Well, I misspoke of course, I should have said rigidly fundamentalist countries — and I was not talking of the head scarf, but the full head-to-toe burgah (?), whose name I had forgotten and was too lazy to look up.

I am sure about masks having been banned in Elizabethan England — and I believe it is still against the law to wear them routinely, but I may be wrong. Obviously, this is something that is going to be enforced in a sporadic manner.

I believe that changing ones’ “handle” name or password periodically is not necessarily something done with malicious intent, but rather for reasons of safety. It is not the same as posting flattering comments one one’s own blog under an assumed name — or writing a book review of one’s own work while pretending to be someone else.

In fact until recently in the US, ordinary citizens have always had the right to change their names and start over, no questions asked. This is the country of fresh beginnings, after all.

30

The Raven 01.17.09 at 11:44 am

“Why is it not possible to simply lock Lori Drew up as a nut?”

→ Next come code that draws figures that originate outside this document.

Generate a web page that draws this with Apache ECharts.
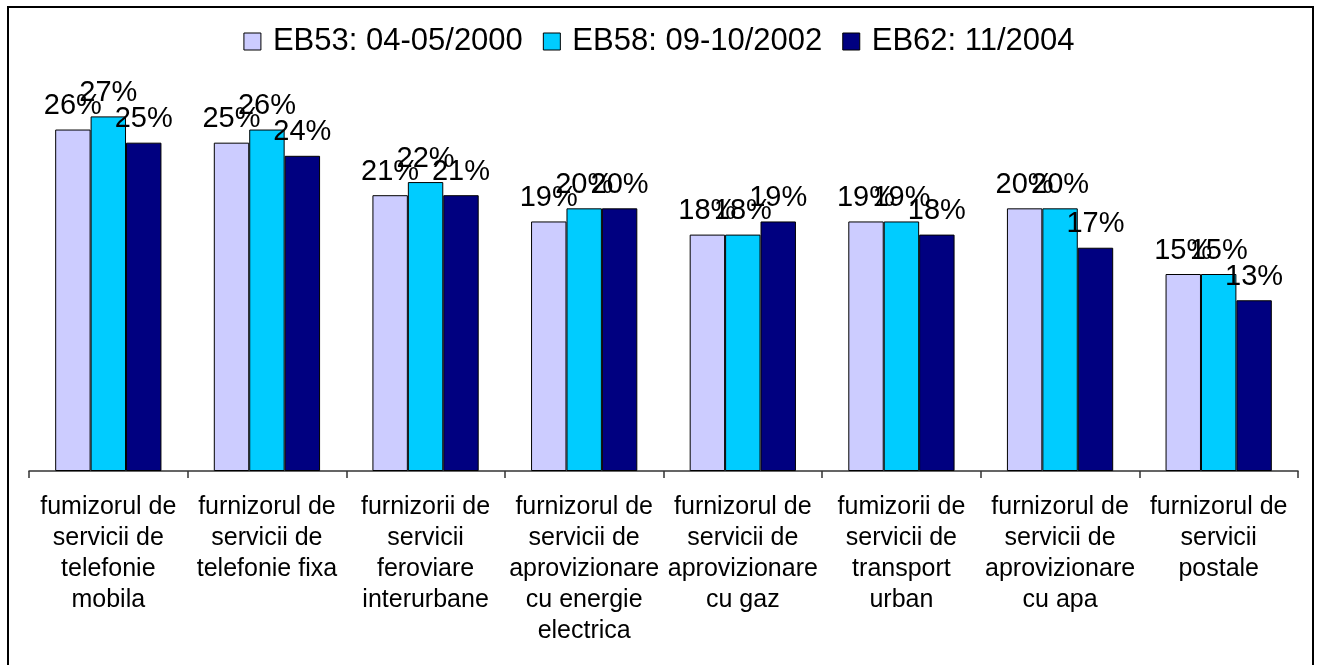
<!DOCTYPE html>
<html>
<head>
<meta charset="utf-8">
<script src="https://cdn.jsdelivr.net/npm/echarts@6/dist/echarts.min.js"></script>
<style>
html,body{margin:0;padding:0;background:#fff;}
#chart{width:1318px;height:665px;}
</style>
</head>
<body>
<div id="chart"></div>
<script>
const categories = [
  "fumizorul de\nservicii de\ntelefonie\nmobila",
  "furnizorul de\nservicii de\ntelefonie fixa",
  "furnizorii de\nservicii\nferoviare\ninterurbane",
  "furnizorul de\nservicii de\naprovizionare\ncu energie\nelectrica",
  "furnizorul de\nservicii de\naprovizionare\ncu gaz",
  "fumizorii de\nservicii de\ntransport\nurban",
  "furnizorul de\nservicii de\naprovizionare\ncu apa",
  "furnizorul de\nservicii\npostale"
];
const seriesNames = ["EB53: 04-05/2000", "EB58: 09-10/2002", "EB62: 11/2004"];
const eb53 = [26, 25, 21, 19, 18, 19, 20, 15];
const eb58 = [27, 26, 22, 20, 18, 19, 20, 15];
const eb62 = [25, 24, 21, 20, 19, 18, 17, 13];
const colors = ["#CCCCFF", "#00CCFF", "#000080"];

const FONT = "'Liberation Sans', Arial, sans-serif";
const chart = echarts.init(document.getElementById('chart'));

function mk(name, data, color) {
  return {
    name: name,
    type: 'bar',
    data: data,
    barGap: '0%',
    barCategoryGap: '33%',
    itemStyle: { color: color, borderColor: '#000', borderWidth: 1 },
    label: {
      show: true,
      position: 'top',
      distance: 9,
      formatter: '{c}%',
      fontFamily: FONT,
      fontSize: 29,
      color: '#000'
    }
  };
}

chart.setOption({
  animation: false,
  backgroundColor: '#fff',
  graphic: [{
    type: 'rect',
    shape: { x: 8, y: 7, width: 1305, height: 700 },
    style: { fill: 'none', stroke: '#000', lineWidth: 2 },
    silent: true,
    z: 100
  }],
  legend: {
    top: 21,
    left: 'center',
    itemWidth: 17,
    itemHeight: 17,
    itemGap: 20,
    icon: 'rect',
    itemStyle: { borderColor: '#000', borderWidth: 1 },
    textStyle: { fontFamily: FONT, fontSize: 31, color: '#000', padding: [0, 0, 0, 7] },
    data: seriesNames
  },
  grid: { left: 29, right: 20, top: 77, bottom: 194, containLabel: false },
  xAxis: {
    type: 'category',
    data: categories,
    axisLine: { lineStyle: { color: '#333', width: 1.5 } },
    axisTick: { show: true, length: 7, lineStyle: { color: '#333', width: 1.5 } },
    axisLabel: {
      interval: 0,
      margin: 21,
      fontFamily: FONT,
      fontSize: 25,
      lineHeight: 31,
      color: '#000',
      align: 'center'
    }
  },
  yAxis: {
    type: 'value',
    min: 0,
    max: 30,
    interval: 5,
    show: false
  },
  series: [
    mk(seriesNames[0], eb53, colors[0]),
    mk(seriesNames[1], eb58, colors[1]),
    mk(seriesNames[2], eb62, colors[2])
  ]
});
</script>
</body>
</html>
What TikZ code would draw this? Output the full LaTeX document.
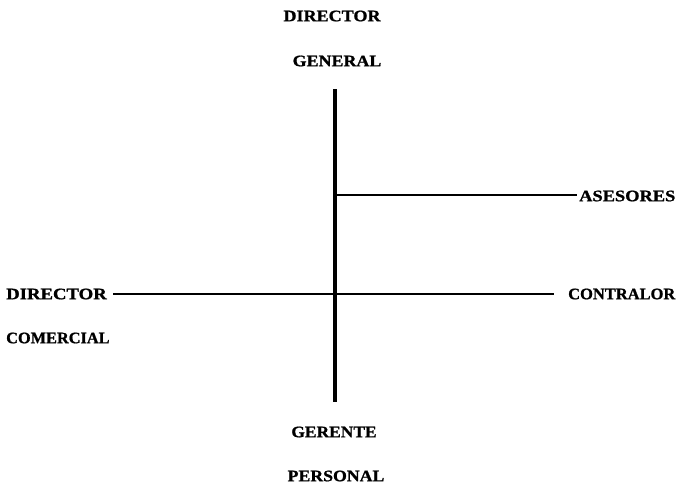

Because it’s very difficult to lock up anyone as a “nut” in in the USA, due to extensive abuse of the practice in the period 1900-1970, often directed at women. In Oregon it is not possible at all. It is probably just as well the state or family cannot arbitrarily deprive anyone of their freedom, but I do wish it was possible to do so after a trial of some sort.

31

Martin Bento 01.19.09 at 5:10 am

Raven, Agreed that due process is more important than getting every nut. I just was under the impression involuntary incarceration of the insane was still possible if there was good evidence they were dangerous, and it would seem that Drew would pass that test.